Psychotique, la mère de Ben croit que nombre d'humains sont des lézards qui reviennent prendre possession de la Terre et qui redoutent la couleur rouge dont elle se barbouille le visage. Ben doit assumer ce poids, sans pouvoir compter sur son père qui a abandonné le domicile conjugal et ne veut même plus entendre parler d'eux...
C'est alors que Ben rencontre Marco, un adolescent dont la propre mère serait également malade. Marco lui raconte son étrange histoire : il a découvert sous un chêne un passage vers l'an 4000, où il s'est rendu pour chercher un traitement...
Mi-incrédule, mi-fasciné, Ben écoute Marco dont le récit fait curieusement écho au délire de sa mère et à son invasion de lézards...

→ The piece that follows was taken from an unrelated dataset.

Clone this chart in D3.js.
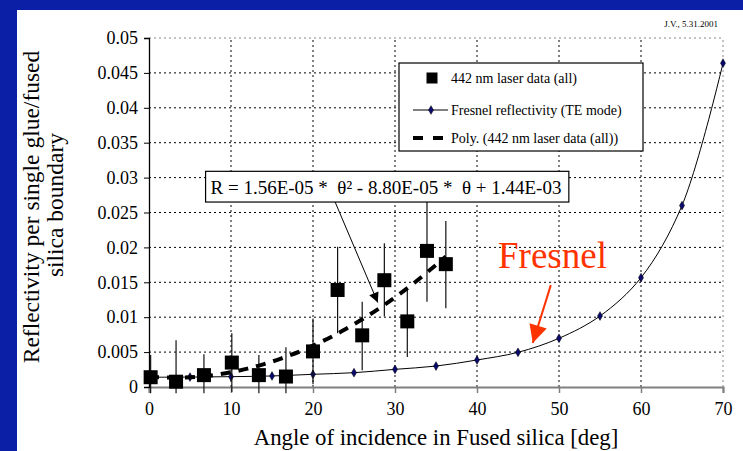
<!DOCTYPE html>
<html>
<head>
<meta charset="utf-8">
<script src="https://cdn.jsdelivr.net/npm/d3@7"></script>
<style>
  body { margin: 0; padding: 0; overflow: hidden; }
  svg text { font-family: "Liberation Serif", "Times New Roman", serif; }
</style>
</head>
<body>
<div id="plotArea"></div>
<script>
// laser measurements (442 nm)
const laserAngle = [0.2, 3.3, 6.7, 10.1, 13.4, 16.7, 20.0, 23.0, 26.0, 28.7, 31.5, 33.9, 36.2];
const laserR     = [0.0014, 0.00076, 0.0017, 0.0035, 0.0017, 0.0015, 0.0051, 0.0139, 0.0074, 0.0153, 0.0094, 0.0195, 0.0176];
const laserHigh  = [0.0046, 0.0067, 0.0047, 0.0077, 0.0046, 0.0057, 0.0098, 0.0201, 0.0122, 0.0206, 0.0139, 0.0268, 0.0238];
const laserLow   = [-0.0009, -0.0009, -0.0009, -0.0007, -0.0009, -0.0009, 0.0004, 0.0077, 0.0024, 0.0101, 0.0043, 0.0122, 0.0113];

// Fresnel reflectivity, TE mode
const fresnelAngle = [0, 5, 10, 15, 20, 25, 30, 35, 40, 45, 50, 55, 60, 65, 70];
const fresnelR     = [0.0014, 0.00142, 0.00148, 0.00158, 0.00182, 0.00205, 0.00253, 0.0030, 0.00387, 0.00497, 0.00698, 0.01017, 0.01566, 0.026, 0.0464];

// polynomial trendline as drawn
const trendAngle = [0, 4, 8, 12, 16, 20, 24, 28, 32, 36.2];
const trendR     = [0.00144, 0.00134, 0.00173, 0.00263, 0.00403, 0.00592, 0.00831, 0.01121, 0.0146, 0.01869];

const xTicks = [0, 10, 20, 30, 40, 50, 60, 70];
const yTicks = [0, 0.005, 0.01, 0.015, 0.02, 0.025, 0.03, 0.035, 0.04, 0.045, 0.05];

const legendLabels = ["442 nm laser data (all)", "Fresnel reflectivity (TE mode)", "Poly. (442 nm laser data (all))"];
const equationText = "R = 1.56E-05 *  \u03b8\u00b2 - 8.80E-05 *  \u03b8 + 1.44E-03";

const serif = "'Liberation Serif', 'Times New Roman', serif";

let W = 743, H = 451;
let svg = d3.select("#plotArea").append("svg")
    .attr("width", W)
    .attr("height", H)
    .attr("font-family", serif);

// slide background
svg.append("rect").attr("width", W).attr("height", H).attr("fill", "#0b1ea6");
svg.append("rect").attr("x", 17).attr("y", 10).attr("width", W - 17).attr("height", H - 10).attr("fill", "#fff");

svg.append("text")
    .attr("x", 718).attr("y", 27)
    .attr("text-anchor", "end")
    .style("font-size", "9px")
    .text("J.V., 5.31.2001");

// Scales
let xScale = d3.scaleLinear().domain([0, 70]).range([149, 723]);
let yScale = d3.scaleLinear().domain([0, 0.05]).range([387, 38]);

// Gridlines
svg.append("g").selectAll("line")
    .data(yTicks.slice(1))
    .enter().append("line")
    .attr("x1", xScale(0)).attr("x2", xScale(70))
    .attr("y1", d => yScale(d)).attr("y2", d => yScale(d))
    .attr("stroke", d => d === 0.05 ? "#888" : "#000")
    .attr("stroke-width", 1)
    .attr("stroke-dasharray", "2,3");

svg.append("g").selectAll("line")
    .data(xTicks.slice(1))
    .enter().append("line")
    .attr("x1", d => xScale(d)).attr("x2", d => xScale(d))
    .attr("y1", yScale(0)).attr("y2", yScale(0.05))
    .attr("stroke", d => d === 70 ? "#888" : "#000")
    .attr("stroke-width", 1)
    .attr("stroke-dasharray", "2,3");

// Axes
let xAxis = d3.axisBottom(xScale).tickValues(xTicks).tickSize(6).tickPadding(9);
let yAxis = d3.axisLeft(yScale).tickValues(yTicks).tickSize(5).tickPadding(6)
    .tickFormat(d => String(+d.toFixed(3)));

let gx = svg.append("g")
    .attr("transform", "translate(0," + yScale(0) + ")")
    .attr("font-family", serif)
    .attr("font-size", 18)
    .call(xAxis);
gx.attr("font-family", serif).attr("font-size", 18);
gx.select(".domain").attr("stroke", "#808080").attr("stroke-width", 2);
gx.selectAll(".tick line").attr("stroke", "#808080").attr("stroke-width", 1.5);
gx.selectAll("text").attr("fill", "#000");

let gy = svg.append("g")
    .attr("transform", "translate(" + xScale(0) + ",0)")
    .call(yAxis);
gy.attr("font-family", serif).attr("font-size", 18);
gy.select(".domain").attr("stroke", "#000").attr("stroke-width", 1.3);
gy.selectAll(".tick line").attr("stroke", "#000");
gy.selectAll("text").attr("fill", "#000");

// Axis titles
svg.append("text")
    .attr("x", 436).attr("y", 445)
    .attr("text-anchor", "middle")
    .style("font-size", "22.8px")
    .text("Angle of incidence in Fused silica [deg]");

svg.append("text")
    .attr("transform", "translate(39,207) rotate(-90)")
    .attr("text-anchor", "middle")
    .style("font-size", "23.5px")
    .text("Reflectivity per single glue/fused");
svg.append("text")
    .attr("transform", "translate(63,205) rotate(-90)")
    .attr("text-anchor", "middle")
    .style("font-size", "23.5px")
    .text("silica boundary");

// Fresnel curve
let line = d3.line()
    .x((d, i) => xScale(fresnelAngle[i]))
    .y(d => yScale(d))
    .curve(d3.curveCatmullRom.alpha(0.5));

svg.append("path")
    .datum(fresnelR)
    .attr("fill", "none")
    .attr("stroke", "#000")
    .attr("stroke-width", 1)
    .attr("d", line);

let diamond = d3.symbol().type(d3.symbolDiamond).size(22);
svg.append("g").selectAll("path")
    .data(fresnelR)
    .enter().append("path")
    .attr("d", diamond)
    .attr("transform", (d, i) => "translate(" + xScale(fresnelAngle[i]) + "," + yScale(d) + ")")
    .attr("fill", "#0a0a6e")
    .attr("stroke", "#000")
    .attr("stroke-width", 0.5);

// Error bars
svg.append("g").selectAll("line")
    .data(laserR)
    .enter().append("line")
    .attr("x1", (d, i) => xScale(laserAngle[i]))
    .attr("x2", (d, i) => xScale(laserAngle[i]))
    .attr("y1", (d, i) => yScale(laserHigh[i]))
    .attr("y2", (d, i) => yScale(laserLow[i]))
    .attr("stroke", "#111")
    .attr("stroke-width", 1.2);

// Trendline
let trendLine = d3.line()
    .x((d, i) => xScale(trendAngle[i]))
    .y(d => yScale(d))
    .curve(d3.curveNatural);

svg.append("path")
    .datum(trendR)
    .attr("fill", "none")
    .attr("stroke", "#000")
    .attr("stroke-width", 4)
    .attr("stroke-dasharray", "10,8")
    .attr("d", trendLine);

// Data squares
let sq = 14;
svg.append("g").selectAll("rect")
    .data(laserR)
    .enter().append("rect")
    .attr("x", (d, i) => xScale(laserAngle[i]) - sq / 2)
    .attr("y", d => yScale(d) - sq / 2)
    .attr("width", sq)
    .attr("height", sq)
    .attr("fill", "#000");

// Arrow heads
let defs = svg.append("defs");
defs.append("marker")
    .attr("id", "blackHead")
    .attr("viewBox", "0 0 10 10")
    .attr("refX", 10).attr("refY", 5)
    .attr("markerWidth", 12).attr("markerHeight", 10)
    .attr("markerUnits", "userSpaceOnUse")
    .attr("orient", "auto")
    .append("path").attr("d", "M0,0L10,5L0,10Z").attr("fill", "#000");
defs.append("marker")
    .attr("id", "redHead")
    .attr("viewBox", "0 0 10 10")
    .attr("refX", 10).attr("refY", 5)
    .attr("markerWidth", 20).attr("markerHeight", 18)
    .attr("markerUnits", "userSpaceOnUse")
    .attr("orient", "auto")
    .append("path").attr("d", "M0,0L10,5L0,10Z").attr("fill", "#ff3300");

// Equation leader line
svg.append("line")
    .attr("x1", xScale(22.7)).attr("y1", yScale(0.0265))
    .attr("x2", xScale(27.9)).attr("y2", yScale(0.0121))
    .attr("stroke", "#000")
    .attr("stroke-width", 1)
    .attr("marker-end", "url(#blackHead)");

// Equation box
let eq = svg.append("g");
eq.append("rect")
    .attr("x", xScale(6.9)).attr("y", yScale(0.0309))
    .attr("width", xScale(51.2) - xScale(6.9))
    .attr("height", yScale(0.0265) - yScale(0.0309))
    .attr("fill", "#fff")
    .attr("stroke", "#000")
    .attr("stroke-width", 1.2);
eq.append("text")
    .attr("x", xScale(7.5)).attr("y", yScale(0.0309) + 23)
    .style("font-size", "19px")
    .style("white-space", "pre")
    .text(equationText);

// Legend
let lg = svg.append("g");
lg.append("rect")
    .attr("x", 399).attr("y", 63)
    .attr("width", 244).attr("height", 88)
    .attr("fill", "#fff")
    .attr("stroke", "#000")
    .attr("stroke-width", 1.2);
let rowY = [78, 110, 138];
lg.append("rect")
    .attr("x", 432 - 5.5).attr("y", rowY[0] - 5.5)
    .attr("width", 11).attr("height", 11)
    .attr("fill", "#000");
lg.append("line")
    .attr("x1", 413).attr("x2", 448)
    .attr("y1", rowY[1]).attr("y2", rowY[1])
    .attr("stroke", "#000");
lg.append("path")
    .attr("d", diamond)
    .attr("transform", "translate(431," + rowY[1] + ")")
    .attr("fill", "#0a0a6e").attr("stroke", "#000").attr("stroke-width", 0.5);
lg.append("line")
    .attr("x1", 413).attr("x2", 444)
    .attr("y1", rowY[2]).attr("y2", rowY[2])
    .attr("stroke", "#000")
    .attr("stroke-width", 4)
    .attr("stroke-dasharray", "10,10");
lg.selectAll("text.lab")
    .data(legendLabels)
    .enter().append("text")
    .attr("class", "lab")
    .attr("x", 451)
    .attr("y", (d, i) => rowY[i] + 5)
    .style("font-size", "14px")
    .text(d => d);

// Fresnel annotation
svg.append("text")
    .attr("x", 498).attr("y", 268)
    .attr("fill", "#ff3300")
    .style("font-size", "37px")
    .text("Fresnel");
svg.append("line")
    .attr("x1", xScale(49.0)).attr("y1", yScale(0.0146))
    .attr("x2", xScale(46.8)).attr("y2", yScale(0.0063))
    .attr("stroke", "#ff3300")
    .attr("stroke-width", 2)
    .attr("marker-end", "url(#redHead)");
</script>
</body>
</html>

Ecrit dans un style simple et concis, en phrases courtes de quelques mots et en chapitres non moins brefs de quelques pages, Le Temps des lézards est venu brosse avant tout le portrait d'un adolescent qui bascule lui-même pour un temps dans la folie. Car malgré la cohérence du récit de Marco, ce voyage dans le futur paraît bien étrange, surtout lorsqu'il intègre des éléments que seul Ben peut connaître. D'ailleurs l'endroit où habite Marco semble curieusement inhabité, personne d'autre que Ben n'a rencontré Marco et, contrairement à ce qu'il prétend, aucune femme de son nom n'est internée à l'hôpital... Et si Marco n'était qu'une personnalité dissociée de Ben ?
Cette bascule, vue de l'intérieur par un jeune homme meurtri qui oscille entre le doute quant à sa propre santé mentale et l'adhésion à l'incroyable fable que lui raconte Marco, se montre une illustration convaincante de la façon dont la réalité peut se déliter autour de soi. Si dans beaucoup de romans de SF, le personnage principal, d'abord pris pour un fou, se révèle sain d'esprit, Charlie Price a choisi l'approche inverse. Et ça fonctionne bien, même si le dénouement peut paraître abrupt — et même si en fin de compte, il ne s'agit plus de SF.
Malgré une situation de départ qui pourrait devenir larmoyante, Le Temps des lézards est venu se lit plutôt comme un roman d'aventures, notamment grâce à son style très aisé à lire mais aussi à une vision globale assez positive et à une peinture amusante de l'an 4000. Voilà donc une lecture « jeunesse » relativement originale et d'autant plus recommandable que le livre est doté d'une fort jolie maquette.